Wagyu Bio-Tech now boasts some 700 head of cattle, split between a specialist breeding facility in Shandong Province and the Beijing farm. Their eventual aim is to maintain a herd of 2,000, with the majority of each cow's 30 CYN ($5) per day upkeep cost deferred to local dairy companies during the feeding process.
Purists will argue that, as they have not been raised in Japan, nor fattened up with beer and massaged with sake as wagyu lore attests is still the practice in Hyogo Prefecture, the herd on the Beijing farm does not truly make the wagyu grade.
"It's true, the older cattle are not so good because they weren't given the best feeding program," admits Chen.
"These should taste a lot better, you can see the feed program up here on the pens," he adds, referring to some of the younger herd, which have been fattened up on feed prepared by a US firm under instruction from the company's Japanese advisers.
Control over the product
When I met them in their Beijing office, Wagyu Bio-Tech's principals were keen to stress that they see wagyu as a long-term investment - one of Chen's colleagues has sent his son to work on a wagyu farm in Australia to learn the ins and outs of the business - and that they stand apart from the hasty efforts of other Chinese firms trying to break into the market.
As they tell it, they have done their utmost to maintain their relationships with the Australian embryo suppliers, not least by following through on payment for their embryo orders, unlike one rival who reportedly left their supplier fuming after paying for just 400 of the 1,000 embryos they had ordered.
Yet the company is up against marked prejudice over food safety standards in China.

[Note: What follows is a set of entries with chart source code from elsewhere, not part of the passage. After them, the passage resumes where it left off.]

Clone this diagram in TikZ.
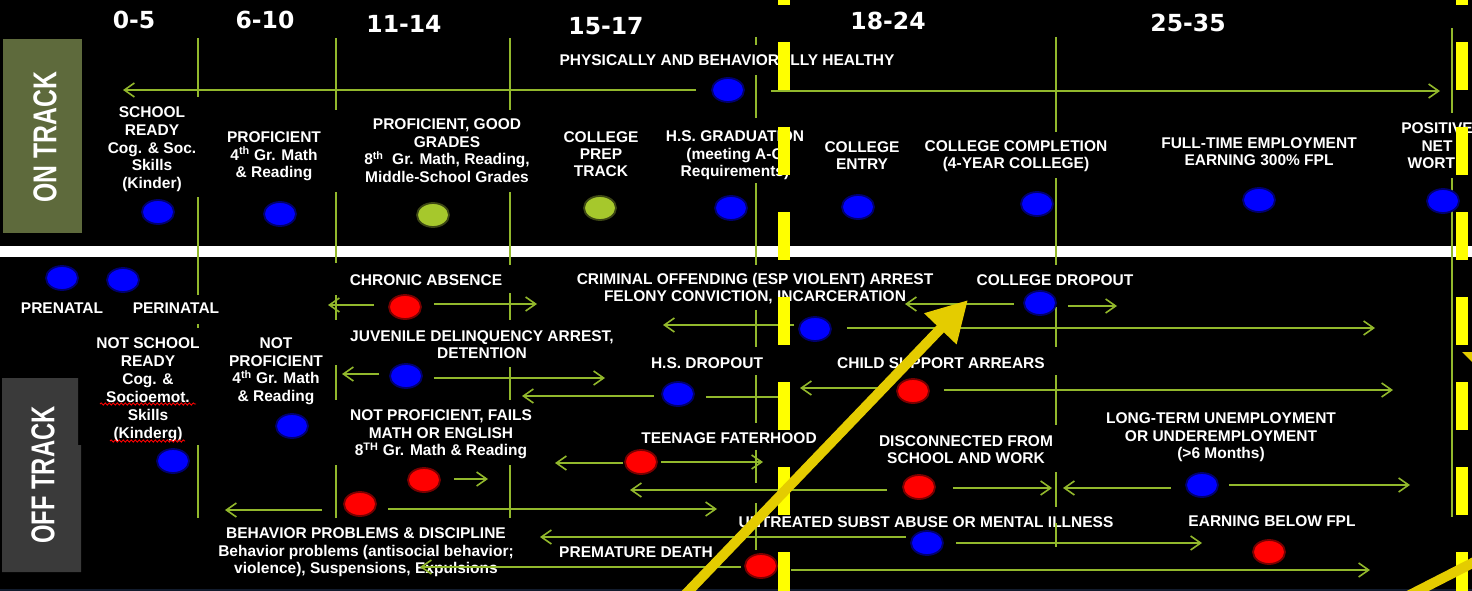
\documentclass[tikz,border=0pt]{standalone}
\usepackage{fontspec}
\setmainfont{Liberation Sans}
\newfontfamily\hdrfont{DejaVu Sans}
\usetikzlibrary{arrows.meta,shapes.geometric,decorations.pathmorphing}

\definecolor{lime}{RGB}{146,184,44}
\definecolor{ontrackbg}{RGB}{94,106,60}
\definecolor{offtrackbg}{RGB}{58,58,58}
\definecolor{dotblue}{RGB}{0,0,255}
\definecolor{dotblueedge}{RGB}{0,0,110}
\definecolor{dotred}{RGB}{255,0,0}
\definecolor{dotrededge}{RGB}{120,0,0}
\definecolor{dotgreen}{RGB}{166,200,44}
\definecolor{dotgreenedge}{RGB}{60,70,20}
\definecolor{markyellow}{RGB}{255,255,0}
\definecolor{arrowyellow}{RGB}{228,204,0}
\definecolor{footline}{RGB}{18,28,46}

\begin{document}
\begin{tikzpicture}[x=1pt,y=-1pt,
  lbl/.style={text=white, font=\bfseries\fontsize{15.5}{#1}\selectfont,
    align=center, anchor=north, inner sep=0pt},
  lbl/.default=17.5,
  hdr/.style={text=white, font=\hdrfont\bfseries\fontsize{23.5}{23.5}\selectfont, inner sep=0pt},
  sidetxt/.style={text=white, rotate=90, font=\bfseries\fontsize{33}{33}\selectfont, inner sep=0pt},
  vln/.style={draw=lime, line width=1.8pt},
  arr/.style={draw=lime, line width=1.6pt, -{Straight Barb[length=10pt,width=14pt]}},
  plainarr/.style={draw=lime, line width=1.6pt},
  dotbase/.style={ellipse, minimum width=32pt, minimum height=24pt, inner sep=0pt, line width=1.8pt},
  bdot/.style={dotbase, fill=dotblue, draw=dotblueedge},
  rdot/.style={dotbase, fill=dotred, draw=dotrededge},
  gdot/.style={dotbase, fill=dotgreen, draw=dotgreenedge},
  ydash/.style={draw=markyellow, line width=12pt, dash pattern=on 48pt off 37pt},
  yarrow/.style={draw=arrowyellow, line width=10pt, -{Triangle[length=40pt,width=42pt]}},
  squiggle/.style={draw=red, line width=0.9pt, decorate,
    decoration={snake, segment length=4pt, amplitude=1.1pt}}
]
\useasboundingbox (0,0) rectangle (1472,591);
\clip (0,0) rectangle (1472,591);
\fill[black] (0,0) rectangle (1472,591);
\fill[footline] (0,589) rectangle (1472,591);

% dividing band between the two tracks
\fill[white] (0,246) rectangle (1472,257);

% side panels
\fill[ontrackbg] (3,39) rectangle (82,233);
\fill[offtrackbg] (2,378) -- (78,378) -- (78,445) -- (81,445) -- (81,572) -- (2,572) -- cycle;
\node[sidetxt] (ontxt) at (45,137) {\scalebox{0.75}[1]{ON TRACK}};
\node[sidetxt] (offtxt) at (43,475) {\scalebox{0.72}[1]{OFF TRACK}};

% age bands
\node[hdr] (h1) at (134,20) {0-5};
\node[hdr] (h2) at (265,20) {6-10};
\node[hdr] (h3) at (404,24) {11-14};
\node[hdr] (h4) at (606,26) {15-17};
\node[hdr] (h5) at (888,21) {18-24};
\node[hdr] (h6) at (1188,23) {25-35};

% on-track milestones
\node[lbl=17.8] (t1) at (152,106.5) {SCHOOL\\READY\\Cog. \& Soc.\\Skills\\(Kinder)};
\node[lbl] (t2) at (274,131.5) {PROFICIENT\\4\textsuperscript{th} Gr. Math\\\& Reading};
\node[lbl=17.7] (t3) at (447,118.5) {PROFICIENT, GOOD\\GRADES\\8\textsuperscript{th}~ Gr. Math, Reading,\\Middle-School Grades};
\node[lbl=17] (t4) at (601,131.5) {COLLEGE\\PREP\\TRACK};
\node[lbl] (t5) at (735,130.5) {H.S. GRADUATION\\(meeting A-G\\Requirements)};
\node[lbl] (t6) at (727,54.5) {PHYSICALLY AND BEHAVIORALLY HEALTHY};
\node[lbl=17] (t7) at (862,141.5) {COLLEGE\\ENTRY};
\node[lbl=17] (t8) at (1016,140.5) {COLLEGE COMPLETION\\(4-YEAR COLLEGE)};
\node[lbl=16.5] (t9) at (1259,137.5) {FULL-TIME EMPLOYMENT\\EARNING 300\% FPL};
\node[lbl] (t10) at (1437,122.5) {POSITIVE\\NET\\WORTH};

% off-track risks
\node[lbl] (t11) at (62,302.5) {PRENATAL};
\node[lbl] (t12) at (176,302.5) {PERINATAL};
\node[lbl=18] (t13) at (148,337.5) {NOT SCHOOL\\READY\\Cog. \&\\Socioemot.\\Skills\\(Kinderg)};
\node[lbl=17.7] (t14) at (276,337.5) {NOT\\PROFICIENT\\4\textsuperscript{th} Gr. Math\\\& Reading};
\node[lbl] (t15) at (426,274.5) {CHRONIC ABSENCE};
\node[lbl=17] (t16) at (482,330.5) {JUVENILE DELINQUENCY ARREST,\\DETENTION};
\node[lbl] (t17) at (441,409.5) {NOT PROFICIENT, FAILS\\MATH OR ENGLISH\\8\textsuperscript{TH} Gr. Math \& Reading};
\node[lbl] (t18) at (366,527.5) {BEHAVIOR PROBLEMS \& DISCIPLINE\\Behavior problems (antisocial behavior;\\violence), Suspensions, Expulsions};
\node[lbl=16.5] (t19) at (755,273.5) {CRIMINAL OFFENDING (ESP VIOLENT) ARREST\\FELONY CONVICTION, INCARCERATION};
\node[lbl] (t20) at (707,357.5) {H.S. DROPOUT};
\node[lbl] (t21) at (729,432.5) {TEENAGE FATERHOOD};
\node[lbl] (t22) at (636,546.5) {PREMATURE DEATH};
\node[lbl] (t23) at (1055,274.5) {COLLEGE DROPOUT};
\node[lbl] (t24) at (941,357.5) {CHILD SUPPORT ARREARS};
\node[lbl=16.5] (t25) at (966,435.5) {DISCONNECTED FROM\\SCHOOL AND WORK};
\node[lbl] (t26) at (926,516.5) {UNTREATED SUBST ABUSE OR MENTAL ILLNESS};
\node[lbl] (t27) at (1221,412.5) {LONG-TERM UNEMPLOYMENT\\OR UNDEREMPLOYMENT\\(>6 Months)};
\node[lbl] (t28) at (1272,515.5) {EARNING BELOW FPL};

% spell-check marks under two words
\draw[squiggle] (100,404) -- (196,404);
\draw[squiggle] (110,441) -- (185,441);

% age-band dividers
\foreach \x/\a/\b in {198/38/97, 198/197/295, 198/324/328, 198/445/518,
  336/38/110, 336/192/263, 336/295/320, 336/365/400, 336/465/518,
  510/38/110, 510/192/265, 510/293/320, 510/367/400, 510/465/518,
  756/37/45, 756/75/118, 756/183/265, 756/310/347, 756/375/423, 756/450/483, 756/503/550,
  1056/37/132, 1056/178/265, 1056/307/347, 1056/375/425, 1056/472/507, 1056/523/547,
  1452/28/113, 1452/178/517}
  \draw[vln] (\x,\a) -- (\x,\b);

% milestone dots
\node[bdot] (sready) at (158,212) {};
\node[bdot] (prof4) at (280,214) {};
\node[gdot] (prof8) at (433,215) {};
\node[gdot] (cprep) at (600,208) {};
\node[bdot] (hsgrad) at (731,208) {};
\node[bdot] (phys) at (728,90) {};
\node[bdot] (centry) at (858,207) {};
\node[bdot] (ccomp) at (1037,204) {};
\node[bdot] (fulltime) at (1259,200) {};
\node[bdot] (networth) at (1443,201) {};

\node[bdot] (prenatal) at (62,278) {};
\node[bdot] (perinatal) at (123,280) {};
\node[bdot] (notready) at (173,461) {};
\node[bdot] (notprof) at (292,426) {};
\node[rdot] (chronic) at (405,307) {};
\node[bdot] (juv) at (406,376) {};
\node[rdot] (fails) at (424,480) {};
\node[rdot] (behav) at (360,504) {};
\node[bdot] (crim) at (815,329) {};
\node[bdot] (hsdrop) at (678,394) {};
\node[rdot] (teen) at (641,462) {};
\node[rdot] (disc) at (919,487) {};
\node[bdot] (untreat) at (927,543) {};
\node[rdot] (premat) at (761,566) {};
\node[bdot] (colldrop) at (1040,303) {};
\node[rdot] (child) at (913,391) {};
\node[bdot] (longterm) at (1202,485) {};
\node[rdot] (earnbelow) at (1269,552) {};

% arrow ends
\coordinate (physL) at (123,90);   \coordinate (physR) at (1440,91);
\coordinate (chrL) at (328,305);   \coordinate (chrR) at (537,304);
\coordinate (juvL) at (342,374);   \coordinate (juvR) at (605,378);
\coordinate (failR) at (488,479);
\coordinate (behL) at (225,510);   \coordinate (behR) at (717,509);
\coordinate (hsL) at (522,396);    \coordinate (hsR) at (784,397);
\coordinate (crimL) at (663,325);  \coordinate (crimR) at (1375,328);
\coordinate (cdL) at (905,304);    \coordinate (cdR) at (1117,306);
\coordinate (chL) at (800,388);    \coordinate (chR) at (1393,390);
\coordinate (teenL) at (555,463);  \coordinate (teenR) at (763,462);
\coordinate (discL) at (630,490);  \coordinate (discR) at (1052,488);
\coordinate (ltL) at (1063,488);   \coordinate (ltR) at (1410,485);
\coordinate (unL) at (540,537);    \coordinate (unR) at (1202,543);
\coordinate (pmL) at (420,567);    \coordinate (pmR) at (1370,570);

% connectors
\draw[arr] ([xshift=-15pt]phys.west |- physL) -- (physL);
\draw[arr] ([xshift=26pt]phys.east |- physR) -- (physR);
\draw[arr] ([xshift=-14pt]chronic.west |- chrL) -- (chrL);
\draw[arr] ([xshift=12pt]chronic.east |- chrR) -- (chrR);
\draw[arr] ([xshift=-10pt]juv.west |- juvL) -- (juvL);
\draw[arr] ([xshift=11pt]juv.east |- juvR) -- (juvR);
\draw[arr] ([xshift=13pt]fails.east |- failR) -- (failR);
\draw[arr] ([xshift=-21pt]behav.west |- behL) -- (behL);
\draw[arr] ([xshift=11pt]behav.east |- behR) -- (behR);
\draw[arr] ([xshift=-7pt]hsdrop.west |- hsL) -- (hsL);
\draw[plainarr] ([xshift=11pt]hsdrop.east |- hsR) -- (hsR);
\draw[arr] ([xshift=-4pt]crim.west |- crimL) -- (crimL);
\draw[arr] ([xshift=15pt]crim.east |- crimR) -- (crimR);
\draw[arr] ([xshift=-9pt]colldrop.west |- cdL) -- (cdL);
\draw[arr] ([xshift=11pt]colldrop.east |- cdR) -- (cdR);
\draw[arr] ([xshift=-12pt]child.west |- chL) -- (chL);
\draw[arr] ([xshift=14pt]child.east |- chR) -- (chR);
\draw[arr] ([xshift=-1pt]teen.west |- teenL) -- (teenL);
\draw[arr] ([xshift=3pt]teen.east |- teenR) -- (teenR);
\draw[arr] ([xshift=-15pt]disc.west |- discL) -- (discL);
\draw[arr] ([xshift=17pt]disc.east |- discR) -- (discR);
\draw[arr] ([xshift=-14pt]longterm.west |- ltL) -- (ltL);
\draw[arr] ([xshift=10pt]longterm.east |- ltR) -- (ltR);
\draw[arr] ([xshift=-4pt]untreat.west |- unL) -- (unL);
\draw[arr] ([xshift=12pt]untreat.east |- unR) -- (unR);
\draw[arr] ([xshift=-3pt]premat.west |- pmL) -- (pmL);
\draw[arr] ([xshift=13pt]premat.east |- pmR) -- (pmR);

% yellow dashed markers
\draw[ydash] (784,-43) -- (784,600);
\draw[ydash] (1462,-43) -- (1462,600);

% yellow pointers
\coordinate (ya0) at (680,600);
\coordinate (ya1) at (968,300);
\draw[yarrow] (ya0) -- (ya1);
\coordinate (yb0) at (1400,600);
\coordinate (yb1) at (1490,554);
\draw[draw=arrowyellow, line width=10pt] (yb0) -- (yb1);
\fill[arrowyellow] (1462,352) -- (1474,352) -- (1472,362) -- cycle;
\end{tikzpicture}
\end{document}
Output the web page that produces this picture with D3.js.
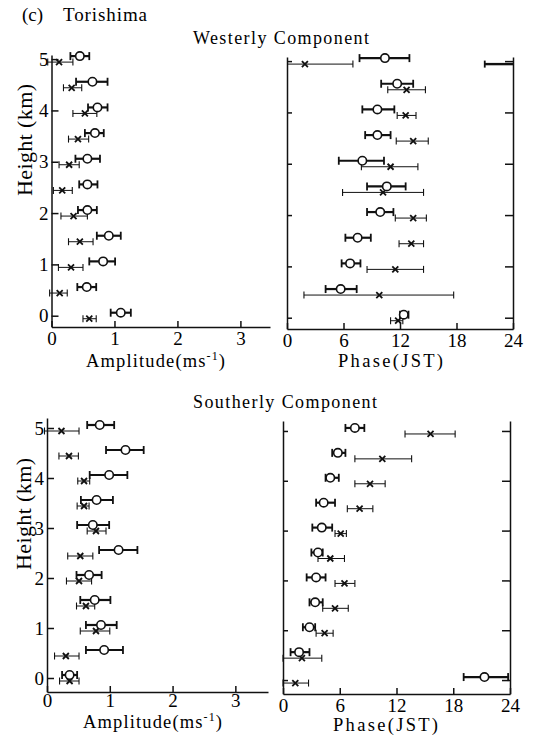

At the time of writing, Yum! Brands, the parent of fast-food chain Kentucky Fried Chicken (KFC), was apologising to customers over mishandling a scare in which its suppliers' chickens were found to contain excessive amounts of anti-viral drugs.
Moreover, the 2008 melamine milk and baby formula scandal and other incidents have instilled a heavy scepticism in the minds of the Chinese public.
To counter expected doubts over how its meat is handled, part of Wagyu Bio-Tech's strategy may involve launching a joint venture with a Japanese restaurateur, ensuring that they can maintain control over their products all the way from test-tube embryo to steak on the plate.
It stands to reason, given the firm is yet to see any return on five years' commitment of time and money, that Wagyu Bio-Tech would not risk negating this investment by cutting corners. Whether the business succeeds or fails may in a large part depend on its ability to convince Chinese consumers that this is so.